People with social sciences skills will soon be used to fill technology jobs to enable businesses to keep pace with consumer technology preferences, according to analyst firm Gartner.
Consumer technology growth has gained speed in recent years, and is now setting the agenda for forward thinking business IT departments that focus on the opportunities it presents.
"To succeed in 'consumerising' corporate technology, organisations will need new talent and skills that blend a deep understanding of the business, artistic talents in visual and social schemes that induce the desired behaviours and reactions from consumers, and expansive knowledge of how to invoke and leverage the power of web technology and models," said Gartner analyst Kathy Harris.
"Many of the needed technical capabilities originate in the social sciences, and are aimed at usability and the adoption of technology-related business services.

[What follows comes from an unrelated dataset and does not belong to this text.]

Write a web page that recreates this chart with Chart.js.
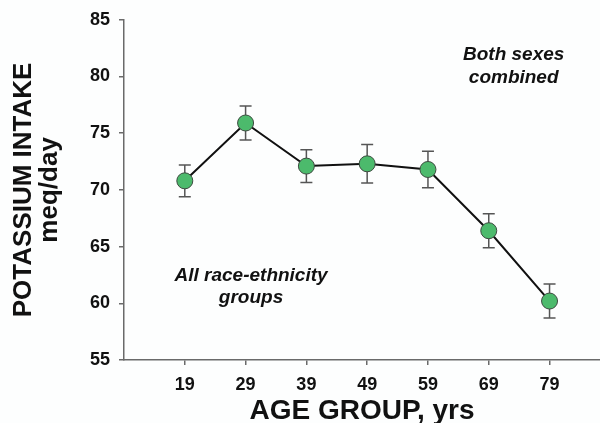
<!DOCTYPE html>
<html>
<head>
<meta charset="utf-8">
<script src="https://cdn.jsdelivr.net/npm/chart.js@4.4.1/dist/chart.umd.min.js"></script>
<style>
  html, body { margin: 0; padding: 0; background: #fdfefe; }
  #wrap { width: 600px; height: 423px; }
</style>
</head>
<body>
<div id="wrap"><canvas id="Chart-potassium"></canvas></div>
<script>
var ageGroups = [19, 29, 39, 49, 59, 69, 79];
var intake = [70.8, 75.9, 72.1, 72.3, 71.8, 66.4, 60.2];
var intakeErr = [1.4, 1.5, 1.45, 1.7, 1.6, 1.5, 1.5];
var yTicks = [55, 60, 65, 70, 75, 80, 85];

// notes written inside the plot, placed in data units
var notes = [
  { text: 'Both sexes', x: 73.1, y: 81.45 },
  { text: 'combined', x: 73.1, y: 79.45 },
  { text: 'All race-ethnicity', x: 29.9, y: 61.95 },
  { text: 'groups', x: 29.9, y: 60.05 }
];

Chart.defaults.font.family = '"Liberation Sans", Arial, sans-serif';

var errorBars = {
  id: 'errorBars',
  beforeDatasetsDraw: function(chart) {
    var ctx = chart.ctx;
    var xs = chart.scales.x, ys = chart.scales.y;
    ctx.save();
    ctx.strokeStyle = '#555';
    ctx.lineWidth = 1.5;
    ageGroups.forEach(function(age, i) {
      var px = xs.getPixelForValue(age);
      var top = ys.getPixelForValue(intake[i] + intakeErr[i]);
      var bot = ys.getPixelForValue(intake[i] - intakeErr[i]);
      ctx.beginPath();
      ctx.moveTo(px, top); ctx.lineTo(px, bot);
      ctx.moveTo(px - 6, top); ctx.lineTo(px + 6, top);
      ctx.moveTo(px - 6, bot); ctx.lineTo(px + 6, bot);
      ctx.stroke();
    });
    ctx.restore();
  }
};

var plotNotes = {
  id: 'plotNotes',
  afterDraw: function(chart) {
    var ctx = chart.ctx;
    var xs = chart.scales.x, ys = chart.scales.y;
    ctx.save();
    ctx.fillStyle = '#111';
    ctx.font = 'italic bold 19px "Liberation Sans", Arial, sans-serif';
    ctx.textAlign = 'center';
    ctx.textBaseline = 'alphabetic';
    notes.forEach(function(n) {
      ctx.fillText(n.text, xs.getPixelForValue(n.x), ys.getPixelForValue(n.y));
    });
    ctx.restore();
  }
};

var ctx = document.getElementById('Chart-potassium').getContext('2d');
new Chart(ctx, {
  type: 'line',
  data: {
    datasets: [{
      data: ageGroups.map(function(a, i) { return { x: a, y: intake[i] }; }),
      borderColor: '#111',
      borderWidth: 2,
      pointRadius: 8,
      pointHoverRadius: 8,
      pointBackgroundColor: '#4cba6c',
      pointBorderColor: '#3d4a40',
      pointBorderWidth: 1,
      tension: 0
    }]
  },
  options: {
    responsive: true,
    maintainAspectRatio: false,
    animation: false,
    layout: { autoPadding: false, padding: { top: 19.5, left: 0, right: 0, bottom: 0 } },
    plugins: {
      legend: { display: false },
      tooltip: { enabled: false }
    },
    scales: {
      x: {
        type: 'linear',
        min: 9,
        max: 87.3,
        afterBuildTicks: function(s) { s.ticks = ageGroups.map(function(v) { return { value: v }; }); },
        afterFit: function(s) { s.height = 63; s.paddingRight = 0; s.paddingLeft = 0; },
        grid: { drawOnChartArea: false, tickLength: 5, color: '#6a6a6a', lineWidth: 1.5 },
        border: { color: '#6a6a6a', width: 1.5 },
        ticks: {
          color: '#111',
          padding: 9,
          maxRotation: 0,
          autoSkip: false,
          font: { size: 18, weight: 'bold' }
        },
        title: {
          display: true,
          text: 'AGE GROUP, yrs',
          color: '#111',
          padding: 0,
          font: { size: 28, weight: 'bold', lineHeight: 0.86 }
        }
      },
      y: {
        min: 55,
        max: 85,
        afterBuildTicks: function(s) { s.ticks = yTicks.map(function(v) { return { value: v }; }); },
        afterFit: function(s) { s.width = 124; },
        grid: { drawOnChartArea: false, tickLength: 5, color: '#6a6a6a', lineWidth: 1.5 },
        border: { color: '#6a6a6a', width: 1.5 },
        ticks: {
          color: '#111',
          padding: 9,
          font: { size: 18, weight: 'bold' }
        },
        title: {
          display: true,
          text: ['POTASSIUM INTAKE', 'meq/day'],
          color: '#111',
          padding: { top: 11, bottom: 0 },
          font: { size: 26, weight: 'bold', lineHeight: 1.0 }
        }
      }
    }
  },
  plugins: [errorBars, plotNotes]
});
</script>
</body>
</html>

Therefore, organisations are likely to shift the responsibility for leveraging technology outside centralised IT organisations, and into the business units responsible for the growth and innovation of revenue, products and services."

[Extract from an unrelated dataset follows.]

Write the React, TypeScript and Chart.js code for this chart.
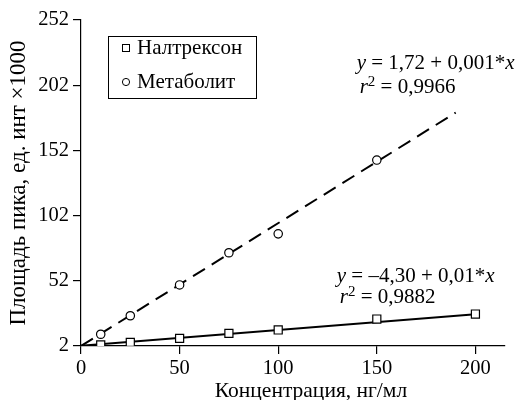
import React, { useEffect, useRef } from 'react';
import { Chart, registerables } from 'chart.js';
Chart.register(...registerables);

const concNaltrexone = [10, 25, 50, 75, 100, 150, 200];
const areaNaltrexone = [2.8, 4.8, 7.9, 11.7, 14.3, 22.7, 26.5];
const concMetabolite = [10, 25, 50, 75, 100, 150];
const areaMetabolite = [11, 25.2, 48.8, 73.5, 88, 144.6];
const fitNaltrexoneX = [0, 200];
const fitNaltrexoneY = [2.2, 26.3];
const fitMetaboliteX = [0, 190];
const fitMetaboliteY = [2, 181];
const xTicks = [0, 50, 100, 150, 200];
const yTicks = [2, 52, 102, 152, 202, 252];
const seriesNames = ['Налтрексон', 'Метаболит'];
const xTitle = 'Концентрация, нг/мл';
const yTitle = 'Площадь пика, ед. инт ×1000';

type Seg = { t: string; i?: boolean; sup?: boolean };
const eqMetabolite: Seg[] = [{ t: 'y', i: true }, { t: ' = 1,72 + 0,001*' }, { t: 'x', i: true }];
const r2Metabolite: Seg[] = [{ t: 'r', i: true }, { t: '2', sup: true }, { t: ' = 0,9966' }];
const eqNaltrexone: Seg[] = [{ t: 'y', i: true }, { t: ' = –4,30 + 0,01*' }, { t: 'x', i: true }];
const r2Naltrexone: Seg[] = [{ t: 'r', i: true }, { t: '2', sup: true }, { t: ' = 0,9882' }];
// annotation anchors in data units [x, y]
const annotations: { seg: Seg[]; at: [number, number] }[] = [
  { seg: eqMetabolite, at: [139.8, 219] },
  { seg: r2Metabolite, at: [141.3, 200] },
  { seg: eqNaltrexone, at: [129.7, 55] },
  { seg: r2Naltrexone, at: [131.2, 39] },
];

const FONT = "'Liberation Serif', 'Times New Roman', serif";
const FS = 21;
const FS_TICK = 20.5;

const toPts = (xs: number[], ys: number[]) => xs.map((x, i) => ({ x, y: ys[i] }));

function drawSegs(ctx: CanvasRenderingContext2D, segs: Seg[], x: number, y: number) {
  let cx = x;
  for (const s of segs) {
    if (s.sup) {
      ctx.font = `${Math.round(FS * 0.7)}px ${FONT}`;
      ctx.fillText(s.t, cx, y - 6);
    } else {
      ctx.font = `${s.i ? 'italic ' : ''}${FS}px ${FONT}`;
      ctx.fillText(s.t, cx, y);
    }
    cx += ctx.measureText(s.t).width;
  }
}

const overlay = {
  id: 'overlay',
  afterDraw(chart: any) {
    const ctx: CanvasRenderingContext2D = chart.ctx;
    const xs = chart.scales.x;
    const ys = chart.scales.y;
    const ca = chart.chartArea;
    ctx.save();
    ctx.fillStyle = '#000';
    ctx.textBaseline = 'middle';
    ctx.textAlign = 'left';
    for (const a of annotations) {
      drawSegs(ctx, a.seg, xs.getPixelForValue(a.at[0]), ys.getPixelForValue(a.at[1]));
    }
    // x axis title (offset right of centre, as in the original figure)
    ctx.font = `21.5px ${FONT}`;
    ctx.textAlign = 'center';
    ctx.textBaseline = 'alphabetic';
    ctx.fillText(xTitle, ca.left + 230, ca.bottom + 51);
    // legend
    ctx.textAlign = 'left';
    ctx.textBaseline = 'middle';
    const bx = ca.left + 27;
    const by = ca.top + 16;
    const bw = 148;
    const bh = 62;
    ctx.strokeStyle = '#000';
    ctx.lineWidth = 1;
    ctx.strokeRect(bx + 0.5, by + 0.5, bw, bh);
    ctx.font = `${FS}px ${FONT}`;
    const rows = [by + 12, by + 46];
    ctx.strokeRect(bx + 14.5, rows[0] - 3.5, 7, 7);
    ctx.beginPath();
    ctx.arc(bx + 18, rows[1], 3.6, 0, Math.PI * 2);
    ctx.stroke();
    ctx.fillText(seriesNames[0], bx + 29, rows[0]);
    ctx.fillText(seriesNames[1], bx + 29, rows[1]);
    ctx.restore();
  },
};

export default function App() {
  const ref = useRef<HTMLCanvasElement>(null);
  useEffect(() => {
    document.body.style.margin = '0';
    const chart = new Chart(ref.current!, {
      type: 'scatter',
      data: {
        datasets: [
          {
            label: seriesNames[0],
            data: toPts(concNaltrexone, areaNaltrexone),
            pointStyle: 'rect',
            pointRadius: 5.7,
            pointBackgroundColor: '#fff',
            pointBorderColor: '#000',
            pointBorderWidth: 1.2,
            showLine: false,
            order: 0,
          },
          {
            label: seriesNames[1],
            data: toPts(concMetabolite, areaMetabolite),
            pointStyle: 'circle',
            pointRadius: 4.2,
            pointBackgroundColor: '#fff',
            pointBorderColor: '#000',
            pointBorderWidth: 1.2,
            showLine: false,
            order: 0,
          },
          {
            label: 'fitN',
            data: toPts(fitNaltrexoneX, fitNaltrexoneY),
            showLine: true,
            pointRadius: 0,
            borderColor: '#000',
            borderWidth: 2,
            order: 1,
          },
          {
            label: 'fitM',
            data: toPts(fitMetaboliteX, fitMetaboliteY),
            showLine: true,
            pointRadius: 0,
            borderColor: '#000',
            borderWidth: 2,
            borderDash: [14, 8],
            order: 1,
          },
        ],
      },
      options: {
        responsive: false,
        animation: false,
        layout: { padding: { top: 20, right: 15, left: 0, bottom: 0 } },
        plugins: { legend: { display: false }, tooltip: { enabled: false } },
        scales: {
          x: {
            type: 'linear',
            min: 0,
            max: 215,
            afterBuildTicks: (s: any) => {
              s.ticks = xTicks.map((v) => ({ value: v }));
            },
            afterFit: (s: any) => {
              s.height = 54;
            },
            grid: { drawOnChartArea: false, drawTicks: true, tickLength: 8, color: '#000', lineWidth: 1.2 },
            border: { color: '#000', width: 1.2 },
            ticks: { color: '#000', font: { family: FONT, size: FS_TICK }, padding: 2, maxRotation: 0, autoSkip: false },
            title: { display: false },
          },
          y: {
            type: 'linear',
            min: 2,
            max: 252,
            afterBuildTicks: (s: any) => {
              s.ticks = yTicks.map((v) => ({ value: v }));
            },
            afterFit: (s: any) => {
              s.width = 81;
            },
            grid: { drawOnChartArea: false, drawTicks: true, tickLength: 8, color: '#000', lineWidth: 1.2 },
            border: { color: '#000', width: 1.2 },
            ticks: { color: '#000', font: { family: FONT, size: FS_TICK }, padding: 4, autoSkip: false },
            title: {
              display: true,
              text: yTitle,
              color: '#000',
              font: { family: FONT, size: 23, lineHeight: 1.2 },
              padding: { top: 5, bottom: 0 },
            },
          },
        },
      },
      plugins: [overlay],
    } as any);
    return () => chart.destroy();
  }, []);
  return (
    <div style={{ position: 'absolute', left: 0, top: 0, width: 520, height: 400 }}>
      <canvas ref={ref} width={520} height={400} />
    </div>
  );
}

Gartner explained that social sciences talents will be needed in areas such as designing interfaces for applications delivered over the internet, and in web psychologist roles which are becoming increasingly popular as marketers and those in product development try to study and exploit human behaviour on the web.

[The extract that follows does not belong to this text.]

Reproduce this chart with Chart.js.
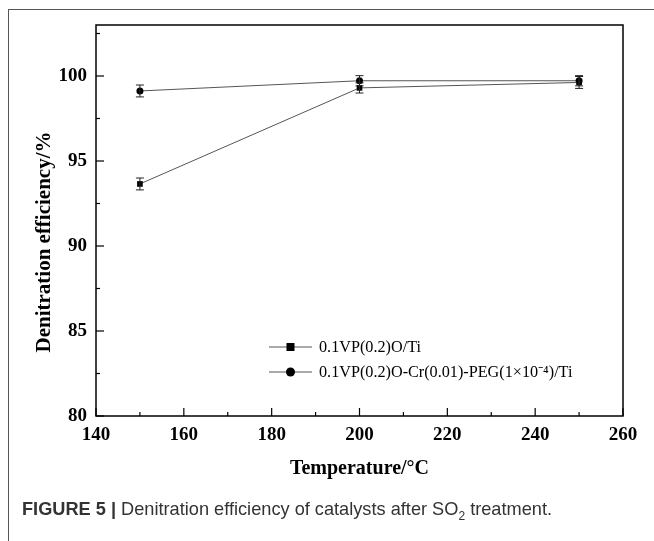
<!DOCTYPE html>
<html>
<head>
<meta charset="utf-8">
<script src="https://cdn.jsdelivr.net/npm/chart.js@4.4.1/dist/chart.umd.min.js"></script>
<style>
    html, body { margin: 0; padding: 0; background: #fff; }
    #wrap { position: relative; width: 654px; height: 541px; overflow: hidden; }
    #frame { position: absolute; left: 8px; top: 9px; width: 700px; height: 600px; border-left: 1px solid #555; border-top: 1px solid #555; }
    #chart { position: absolute; left: 0; top: 0; }
    #caption { position: absolute; left: 22px; top: 499px; font-family: "Liberation Sans", Arial, sans-serif; font-size: 18.2px; color: #333; white-space: nowrap; }
    #caption sub { font-size: 12px; }
</style>
</head>
<body>
<div id="wrap">
    <div id="frame"></div>
    <canvas id="chart" width="654" height="541"></canvas>
    <div id="caption"><b>FIGURE 5 |</b> Denitration efficiency of catalysts after SO<sub>2</sub> treatment.</div>
</div>
<script>
// jshint esversion:6

var temperatures = [150, 200, 250];
var seriesNames = ["0.1VP(0.2)O/Ti", "0.1VP(0.2)O-Cr(0.01)-PEG(1\u00d710\u207b\u2074)/Ti"];
var vpoValues = [93.65, 99.3, 99.62];
var vpoErrors = [0.35, 0.3, 0.35];
var crValues = [99.12, 99.72, 99.72];
var crErrors = [0.35, 0.3, 0.3];
var xTicks = [140, 160, 180, 200, 220, 240, 260];
var yTicks = [80, 85, 90, 95, 100];

var serif = "'Liberation Serif', 'Times New Roman', serif";

function toPoints(values) {
    return temperatures.map((t, i) => ({ x: t, y: values[i] }));
}

// ticks inside the axes, error bars, frame, legend and y title
var extras = {
    id: "extras",
    afterDatasetsDraw(chart) {
        var ctx = chart.ctx;
        var area = chart.chartArea;
        var xs = chart.scales.x;
        var ys = chart.scales.y;
        ctx.save();

        ctx.strokeStyle = "#000";
        ctx.lineWidth = 1.5;
        ctx.strokeRect(area.left, area.top, area.right - area.left, area.bottom - area.top);

        ctx.lineWidth = 1.2;
        yTicks.forEach((v) => {
            var y = ys.getPixelForValue(v);
            ctx.beginPath(); ctx.moveTo(area.left, y); ctx.lineTo(area.left + 8, y); ctx.stroke();
            var m = ys.getPixelForValue(v + 2.5);
            ctx.beginPath(); ctx.moveTo(area.left, m); ctx.lineTo(area.left + 4, m); ctx.stroke();
        });
        xTicks.forEach((v, i) => {
            var x = xs.getPixelForValue(v);
            ctx.beginPath(); ctx.moveTo(x, area.bottom); ctx.lineTo(x, area.bottom - 8); ctx.stroke();
            if (i < xTicks.length - 1) {
                var m = xs.getPixelForValue(v + 10);
                ctx.beginPath(); ctx.moveTo(m, area.bottom); ctx.lineTo(m, area.bottom - 4); ctx.stroke();
            }
        });

        // error bars
        ctx.lineWidth = 1;
        ctx.strokeStyle = "#222";
        [[vpoValues, vpoErrors], [crValues, crErrors]].forEach((s) => {
            temperatures.forEach((t, i) => {
                var x = xs.getPixelForValue(t);
                var hi = ys.getPixelForValue(s[0][i] + s[1][i]);
                var lo = ys.getPixelForValue(s[0][i] - s[1][i]);
                ctx.beginPath();
                ctx.moveTo(x, hi); ctx.lineTo(x, lo);
                ctx.moveTo(x - 4, hi); ctx.lineTo(x + 4, hi);
                ctx.moveTo(x - 4, lo); ctx.lineTo(x + 4, lo);
                ctx.stroke();
            });
        });

        // legend
        var lx = 269, ly = [347, 372];
        ctx.font = "16.2px " + serif;
        ctx.textBaseline = "middle";
        ctx.fillStyle = "#000";
        seriesNames.forEach((name, i) => {
            ctx.strokeStyle = "#555";
            ctx.lineWidth = 1;
            ctx.beginPath(); ctx.moveTo(lx, ly[i]); ctx.lineTo(lx + 43, ly[i]); ctx.stroke();
            ctx.fillStyle = "#000";
            if (i === 0) {
                ctx.fillRect(lx + 17.5, ly[i] - 4, 8, 8);
            } else {
                ctx.beginPath(); ctx.arc(lx + 21.5, ly[i], 4.5, 0, Math.PI * 2); ctx.fill();
            }
            ctx.fillText(name, lx + 50, ly[i] + 1);
        });

        // y title
        ctx.font = "bold 21px " + serif;
        ctx.textAlign = "center";
        ctx.textBaseline = "middle";
        ctx.translate(45, (ys.getPixelForValue(80) + ys.getPixelForValue(100)) / 2 - 4);
        ctx.rotate(-Math.PI / 2);
        ctx.fillText("Denitration efficiency/%", 0, 0);
        ctx.restore();
    }
};

var chart = new Chart(document.getElementById("chart"), {
    type: "scatter",
    data: {
        datasets: [{
            label: seriesNames[0],
            data: toPoints(vpoValues),
            showLine: true,
            borderColor: "#555",
            borderWidth: 1,
            pointStyle: "rect",
            pointRadius: 4,
            pointBackgroundColor: "#000",
            pointBorderColor: "#000",
            pointBorderWidth: 0
        }, {
            label: seriesNames[1],
            data: toPoints(crValues),
            showLine: true,
            borderColor: "#555",
            borderWidth: 1,
            pointStyle: "circle",
            pointRadius: 3.5,
            pointBackgroundColor: "#000",
            pointBorderColor: "#000",
            pointBorderWidth: 0
        }]
    },
    options: {
        responsive: false,
        animation: false,
        layout: { padding: { left: 0, top: 25, right: 31, bottom: 56 } },
        plugins: {
            legend: { display: false },
            tooltip: { enabled: false }
        },
        scales: {
            x: {
                type: "linear",
                min: 140,
                max: 260,
                afterBuildTicks: (s) => { s.ticks = xTicks.map((v) => ({ value: v })); },
                afterFit: (s) => { s.height = 69; },
                grid: { display: false, drawTicks: false },
                border: { display: false },
                ticks: { color: "#000", padding: 8, font: { family: serif, size: 19, weight: "bold" } },
                title: {
                    display: true,
                    text: "Temperature/\u00b0C",
                    color: "#000",
                    padding: { top: 0, bottom: 4 },
                    font: { family: serif, size: 20, weight: "bold" }
                }
            },
            y: {
                min: 80,
                max: 103,
                afterBuildTicks: (s) => { s.ticks = yTicks.map((v) => ({ value: v })); },
                afterFit: (s) => { s.width = 96; },
                grid: { display: false, drawTicks: false },
                border: { display: false },
                ticks: { color: "#000", padding: 9, font: { family: serif, size: 19, weight: "bold" } }
            }
        }
    },
    plugins: [extras]
});
</script>
</body>
</html>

The new skills will also be useful for 'information anthropologists' who trace the origin, history and evolution of web content in order to check whether it infringes on an individual's or organisation's intellectual property.
On a more general level, Gartner said that social sciences experts will help executives and marketing teams become more digitally aware and connective.
"This will enable businesses and governments to take advantage of new c apabilities and develop them into mainstream skills," Harris said.